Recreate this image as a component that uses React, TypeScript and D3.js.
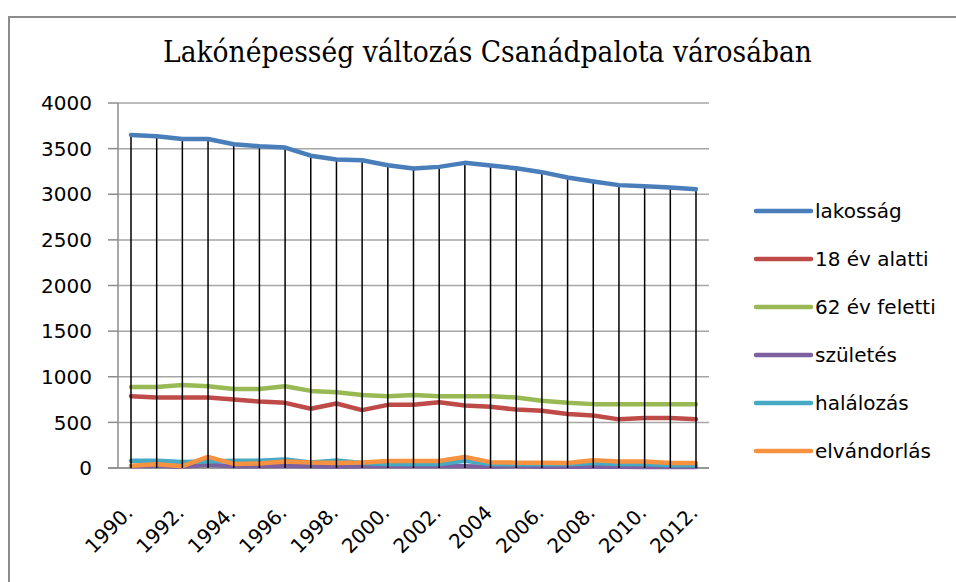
import React from "react";
import * as d3 from "d3";

const years = [1990,1991,1992,1993,1994,1995,1996,1997,1998,1999,2000,2001,2002,2003,2004,2005,2006,2007,2008,2009,2010,2011,2012];
const xLabels = ["1990.","","1992.","","1994.","","1996.","","1998.","","2000.","","2002.","","2004","","2006.","","2008.","","2010.","","2012."];
const lakossag = [3650,3635,3606,3606,3548,3526,3511,3423,3380,3373,3318,3283,3300,3344,3314,3285,3242,3183,3139,3100,3089,3074,3056];
const alatti18 = [787,772,772,772,750,728,714,649,707,634,692,692,721,685,670,641,627,591,576,533,547,547,533];
const feletti62 = [888,888,910,896,866,866,896,845,830,801,787,801,787,787,787,772,736,714,700,700,700,700,700];
const szuletes = [20,25,15,35,20,20,25,20,15,20,20,20,20,20,15,20,15,15,15,15,10,15,10];
const halalozas = [80,80,65,70,80,80,92,60,82,55,45,45,45,78,45,40,40,40,55,45,45,30,30];
const elvandorlas = [25,40,20,122,45,50,72,60,55,60,76,76,76,122,64,58,58,56,86,72,72,56,56];
const yTicks = [0,500,1000,1500,2000,2500,3000,3500,4000];
const seriesNames = ["lakosság","18 év alatti","62 év feletti","születés","halálozás","elvándorlás"];
const seriesColors = ["#4A7EBB","#BE4B48","#98B954","#7D60A0","#46AAC5","#F69240"];
const title = "Lakónépesség változás Csanádpalota városában";

export default function App() {
  const W = 956, H = 582;
  const plotLeft = 118, plotRight = 709, plotTop = 103, plotBottom = 468;
  const x = d3.scalePoint<number>().domain(years).range([131, 696]);
  const y = d3.scaleLinear().domain([0, 4000]).range([plotBottom, plotTop]);
  const allSeries = [lakossag, alatti18, feletti62, szuletes, halalozas, elvandorlas];
  const line = d3.line<number>().x((_, i) => x(years[i])!).y((v) => y(v));
  const font = "'DejaVu Sans', sans-serif";
  const drawOrder = [1, 2, 3, 4, 5];

  return (
    <svg width={W} height={H} style={{ position: "absolute", left: 0, top: 0 }}>
      <rect x={0} y={0} width={W} height={H} fill="#ffffff" />
      <path d={`M9,${H} L9,17 L${W},17`} fill="none" stroke="#8c8c8c" strokeWidth={2} />
      <text x={487.5} y={62} textAnchor="middle" fontFamily="'DejaVu Serif', serif" fontSize={29}
        textLength={649} lengthAdjust="spacingAndGlyphs" fill="#000">{title}</text>
      {yTicks.map((t) => (
        <g key={t}>
          <line x1={plotLeft} x2={plotRight} y1={y(t)} y2={y(t)} stroke="#a6a6a6" strokeWidth={1.5} />
          <line x1={108} x2={plotLeft} y1={y(t)} y2={y(t)} stroke="#8c8c8c" strokeWidth={1.5} />
          <text x={92} y={y(t)} dy="0.36em" textAnchor="end" fontFamily={font} fontSize={20} fill="#000">{t}</text>
        </g>
      ))}
      <line x1={plotLeft} x2={plotLeft} y1={plotTop} y2={plotBottom} stroke="#8c8c8c" strokeWidth={1.5} />
      <line x1={108} x2={plotRight} y1={plotBottom} y2={plotBottom} stroke="#8c8c8c" strokeWidth={1.5} />
      {drawOrder.map((si) => (
        <path key={si} d={line(allSeries[si])!} fill="none" stroke={seriesColors[si]} strokeWidth={4.5} strokeLinejoin="round" strokeLinecap="round" />
      ))}
      {years.map((yr, i) => (
        <line key={yr} x1={x(yr)} x2={x(yr)} y1={y(lakossag[i])} y2={y(0)} stroke="#000" strokeWidth={1.5} />
      ))}
      <path d={line(lakossag)!} fill="none" stroke={seriesColors[0]} strokeWidth={4.5} strokeLinejoin="round" strokeLinecap="round" />
      {years.map((yr, i) => xLabels[i] ? (
        <text key={yr} transform={`translate(${x(yr)! + 3},514) rotate(-45)`} textAnchor="end"
          fontFamily={font} fontSize={20} fill="#000">{xLabels[i]}</text>
      ) : null)}
      {seriesNames.map((n, i) => (
        <g key={n} transform={`translate(0,${211 + i * 48})`}>
          <line x1={756} x2={811} y1={0} y2={0} stroke={seriesColors[i]} strokeWidth={4.5} strokeLinecap="round" />
          <text x={815} y={0} dy="0.33em" fontFamily={font} fontSize={20} fill="#000">{n}</text>
        </g>
      ))}
    </svg>
  );
}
····················
Set down again, exactly, the lines of the material above from its first line to the one with "import * as", inclusive. Leave the pictures out.

**EXERCISE SOLUTION:**
Recreate this image as a component that uses React, TypeScript and D3.js.
import React from "react";
import * as d3 from "d3";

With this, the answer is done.